**WHAT YOU ARE ASKED TO DO:**
Repeat the data that follows, word for word, without the images.

(Part of a data file)
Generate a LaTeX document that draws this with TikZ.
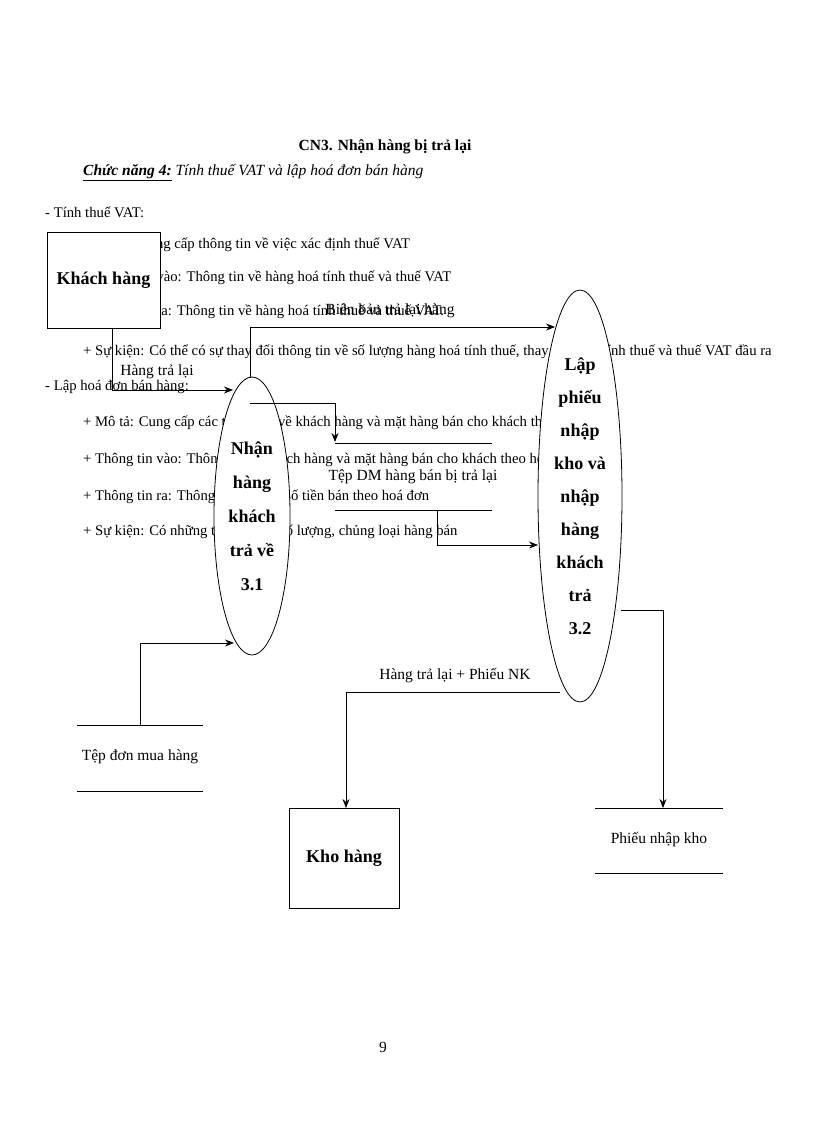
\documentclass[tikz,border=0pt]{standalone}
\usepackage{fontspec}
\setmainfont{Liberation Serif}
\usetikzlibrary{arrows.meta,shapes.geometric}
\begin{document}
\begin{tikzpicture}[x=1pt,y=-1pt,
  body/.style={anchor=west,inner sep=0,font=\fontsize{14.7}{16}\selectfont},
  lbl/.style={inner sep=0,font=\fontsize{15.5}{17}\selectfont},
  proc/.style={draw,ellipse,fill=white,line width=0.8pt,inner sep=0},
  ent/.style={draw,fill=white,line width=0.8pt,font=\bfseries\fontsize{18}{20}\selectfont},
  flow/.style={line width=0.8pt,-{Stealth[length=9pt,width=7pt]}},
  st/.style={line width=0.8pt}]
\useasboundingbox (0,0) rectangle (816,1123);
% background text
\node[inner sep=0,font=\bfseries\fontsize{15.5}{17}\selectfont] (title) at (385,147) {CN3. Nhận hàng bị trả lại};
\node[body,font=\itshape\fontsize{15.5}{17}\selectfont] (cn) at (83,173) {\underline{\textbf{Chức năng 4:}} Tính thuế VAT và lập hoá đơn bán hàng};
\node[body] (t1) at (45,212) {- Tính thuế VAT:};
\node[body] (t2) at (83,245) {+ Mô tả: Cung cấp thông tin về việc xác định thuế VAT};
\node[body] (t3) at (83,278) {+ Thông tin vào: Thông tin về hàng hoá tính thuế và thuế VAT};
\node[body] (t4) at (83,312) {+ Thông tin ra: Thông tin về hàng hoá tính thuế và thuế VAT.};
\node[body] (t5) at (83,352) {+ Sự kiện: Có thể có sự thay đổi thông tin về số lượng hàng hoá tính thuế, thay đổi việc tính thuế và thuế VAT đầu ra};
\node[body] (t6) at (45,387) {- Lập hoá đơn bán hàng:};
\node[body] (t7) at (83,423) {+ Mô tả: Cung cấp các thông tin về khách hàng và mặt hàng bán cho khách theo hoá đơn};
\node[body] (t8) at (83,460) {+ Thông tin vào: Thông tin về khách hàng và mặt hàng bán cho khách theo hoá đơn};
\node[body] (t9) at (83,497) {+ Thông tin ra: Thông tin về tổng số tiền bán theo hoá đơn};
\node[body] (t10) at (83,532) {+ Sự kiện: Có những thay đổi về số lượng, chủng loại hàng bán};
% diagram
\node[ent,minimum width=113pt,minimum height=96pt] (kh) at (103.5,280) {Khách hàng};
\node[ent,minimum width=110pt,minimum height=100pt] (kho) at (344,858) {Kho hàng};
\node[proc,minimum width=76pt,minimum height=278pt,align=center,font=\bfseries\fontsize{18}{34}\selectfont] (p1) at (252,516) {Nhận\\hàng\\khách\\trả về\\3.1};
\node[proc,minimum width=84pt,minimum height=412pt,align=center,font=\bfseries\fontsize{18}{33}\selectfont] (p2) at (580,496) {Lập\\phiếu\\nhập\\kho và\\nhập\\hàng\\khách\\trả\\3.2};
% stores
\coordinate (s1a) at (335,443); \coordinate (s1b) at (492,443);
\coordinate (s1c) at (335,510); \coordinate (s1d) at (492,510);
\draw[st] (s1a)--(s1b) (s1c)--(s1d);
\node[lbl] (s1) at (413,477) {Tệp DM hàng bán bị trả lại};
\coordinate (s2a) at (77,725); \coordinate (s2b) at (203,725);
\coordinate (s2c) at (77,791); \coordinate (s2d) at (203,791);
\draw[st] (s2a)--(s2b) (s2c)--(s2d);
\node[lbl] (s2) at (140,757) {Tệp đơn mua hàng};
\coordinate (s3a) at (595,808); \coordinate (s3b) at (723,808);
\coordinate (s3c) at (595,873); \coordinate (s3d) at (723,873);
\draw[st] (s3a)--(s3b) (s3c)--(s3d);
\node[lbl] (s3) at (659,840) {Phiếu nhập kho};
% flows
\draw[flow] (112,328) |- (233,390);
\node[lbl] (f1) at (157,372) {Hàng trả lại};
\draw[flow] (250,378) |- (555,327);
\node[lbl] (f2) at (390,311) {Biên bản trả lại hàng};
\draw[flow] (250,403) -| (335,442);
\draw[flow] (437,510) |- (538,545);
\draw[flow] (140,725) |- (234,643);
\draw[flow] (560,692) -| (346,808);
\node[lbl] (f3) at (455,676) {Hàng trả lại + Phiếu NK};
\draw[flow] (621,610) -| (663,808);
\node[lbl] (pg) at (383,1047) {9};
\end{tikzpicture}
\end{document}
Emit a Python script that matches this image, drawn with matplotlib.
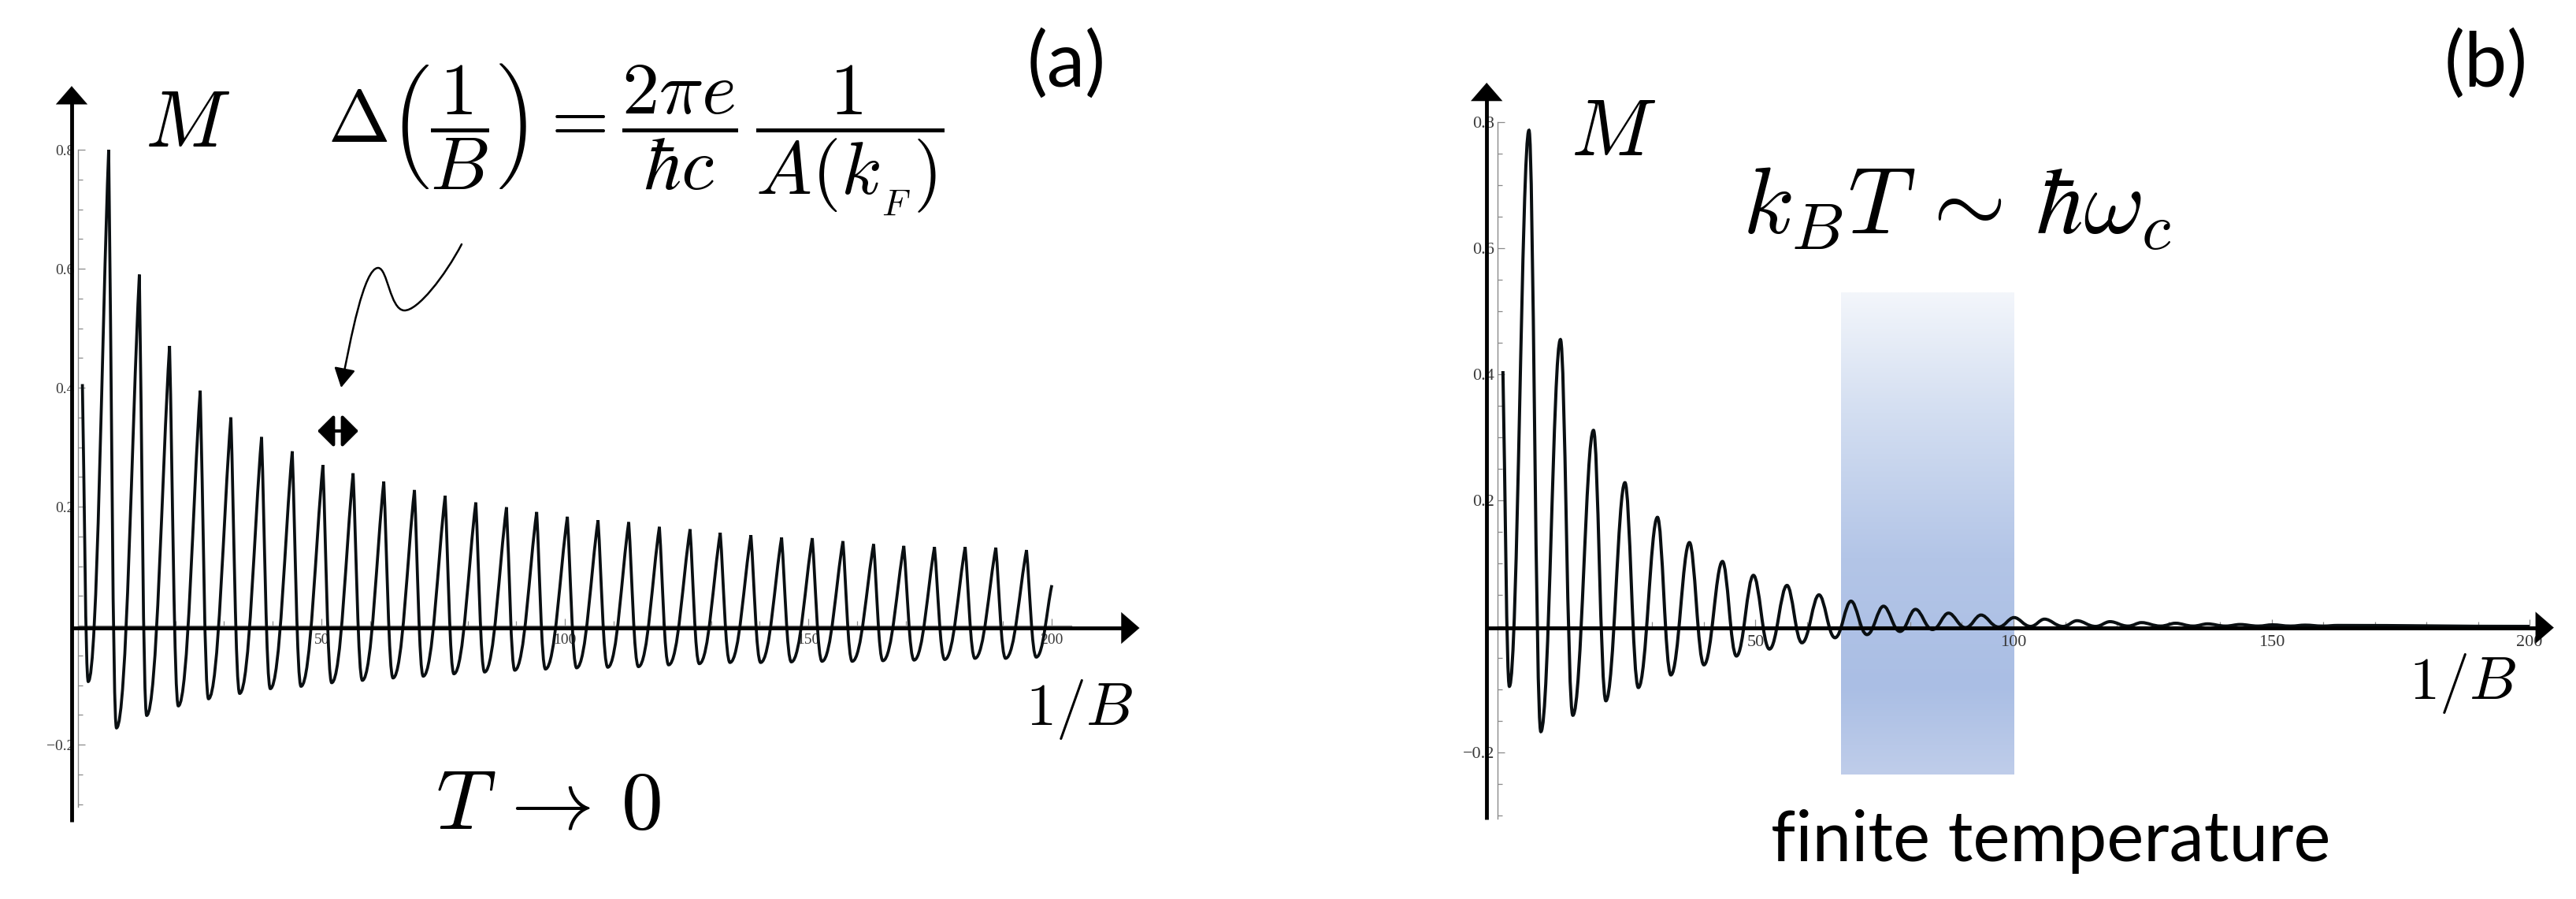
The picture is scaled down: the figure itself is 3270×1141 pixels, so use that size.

**TASK RESULT:**
Generate a LaTeX document that draws this with TikZ.
\documentclass[tikz,border=0pt]{standalone}
\usepackage{fontspec}
\setmainfont{Liberation Serif}
\usetikzlibrary{arrows.meta,shapes.geometric}
\begin{document}
\begin{tikzpicture}[x=1pt,y=-1pt,
  body/.style={anchor=west,inner sep=0,font=\fontsize{14.7}{16}\selectfont},
  lbl/.style={inner sep=0,font=\fontsize{15.5}{17}\selectfont},
  proc/.style={draw,ellipse,fill=white,line width=0.8pt,inner sep=0},
  ent/.style={draw,fill=white,line width=0.8pt,font=\bfseries\fontsize{18}{20}\selectfont},
  flow/.style={line width=0.8pt,-{Stealth[length=9pt,width=7pt]}},
  st/.style={line width=0.8pt}]
\useasboundingbox (0,0) rectangle (816,1123);
% background text
\node[inner sep=0,font=\bfseries\fontsize{15.5}{17}\selectfont] (title) at (385,147) {CN3. Nhận hàng bị trả lại};
\node[body,font=\itshape\fontsize{15.5}{17}\selectfont] (cn) at (83,173) {\underline{\textbf{Chức năng 4:}} Tính thuế VAT và lập hoá đơn bán hàng};
\node[body] (t1) at (45,212) {- Tính thuế VAT:};
\node[body] (t2) at (83,245) {+ Mô tả: Cung cấp thông tin về việc xác định thuế VAT};
\node[body] (t3) at (83,278) {+ Thông tin vào: Thông tin về hàng hoá tính thuế và thuế VAT};
\node[body] (t4) at (83,312) {+ Thông tin ra: Thông tin về hàng hoá tính thuế và thuế VAT.};
\node[body] (t5) at (83,352) {+ Sự kiện: Có thể có sự thay đổi thông tin về số lượng hàng hoá tính thuế, thay đổi việc tính thuế và thuế VAT đầu ra};
\node[body] (t6) at (45,387) {- Lập hoá đơn bán hàng:};
\node[body] (t7) at (83,423) {+ Mô tả: Cung cấp các thông tin về khách hàng và mặt hàng bán cho khách theo hoá đơn};
\node[body] (t8) at (83,460) {+ Thông tin vào: Thông tin về khách hàng và mặt hàng bán cho khách theo hoá đơn};
\node[body] (t9) at (83,497) {+ Thông tin ra: Thông tin về tổng số tiền bán theo hoá đơn};
\node[body] (t10) at (83,532) {+ Sự kiện: Có những thay đổi về số lượng, chủng loại hàng bán};
% diagram
\node[ent,minimum width=113pt,minimum height=96pt] (kh) at (103.5,280) {Khách hàng};
\node[ent,minimum width=110pt,minimum height=100pt] (kho) at (344,858) {Kho hàng};
\node[proc,minimum width=76pt,minimum height=278pt,align=center,font=\bfseries\fontsize{18}{34}\selectfont] (p1) at (252,516) {Nhận\\hàng\\khách\\trả về\\3.1};
\node[proc,minimum width=84pt,minimum height=412pt,align=center,font=\bfseries\fontsize{18}{33}\selectfont] (p2) at (580,496) {Lập\\phiếu\\nhập\\kho và\\nhập\\hàng\\khách\\trả\\3.2};
% stores
\coordinate (s1a) at (335,443); \coordinate (s1b) at (492,443);
\coordinate (s1c) at (335,510); \coordinate (s1d) at (492,510);
\draw[st] (s1a)--(s1b) (s1c)--(s1d);
\node[lbl] (s1) at (413,477) {Tệp DM hàng bán bị trả lại};
\coordinate (s2a) at (77,725); \coordinate (s2b) at (203,725);
\coordinate (s2c) at (77,791); \coordinate (s2d) at (203,791);
\draw[st] (s2a)--(s2b) (s2c)--(s2d);
\node[lbl] (s2) at (140,757) {Tệp đơn mua hàng};
\coordinate (s3a) at (595,808); \coordinate (s3b) at (723,808);
\coordinate (s3c) at (595,873); \coordinate (s3d) at (723,873);
\draw[st] (s3a)--(s3b) (s3c)--(s3d);
\node[lbl] (s3) at (659,840) {Phiếu nhập kho};
% flows
\draw[flow] (112,328) |- (233,390);
\node[lbl] (f1) at (157,372) {Hàng trả lại};
\draw[flow] (250,378) |- (555,327);
\node[lbl] (f2) at (390,311) {Biên bản trả lại hàng};
\draw[flow] (250,403) -| (335,442);
\draw[flow] (437,510) |- (538,545);
\draw[flow] (140,725) |- (234,643);
\draw[flow] (560,692) -| (346,808);
\node[lbl] (f3) at (455,676) {Hàng trả lại + Phiếu NK};
\draw[flow] (621,610) -| (663,808);
\node[lbl] (pg) at (383,1047) {9};
\end{tikzpicture}
\end{document}
Emit a Python script that matches this image, drawn with matplotlib.
The picture is scaled down: the figure itself is 3270×1141 pixels, so use that size.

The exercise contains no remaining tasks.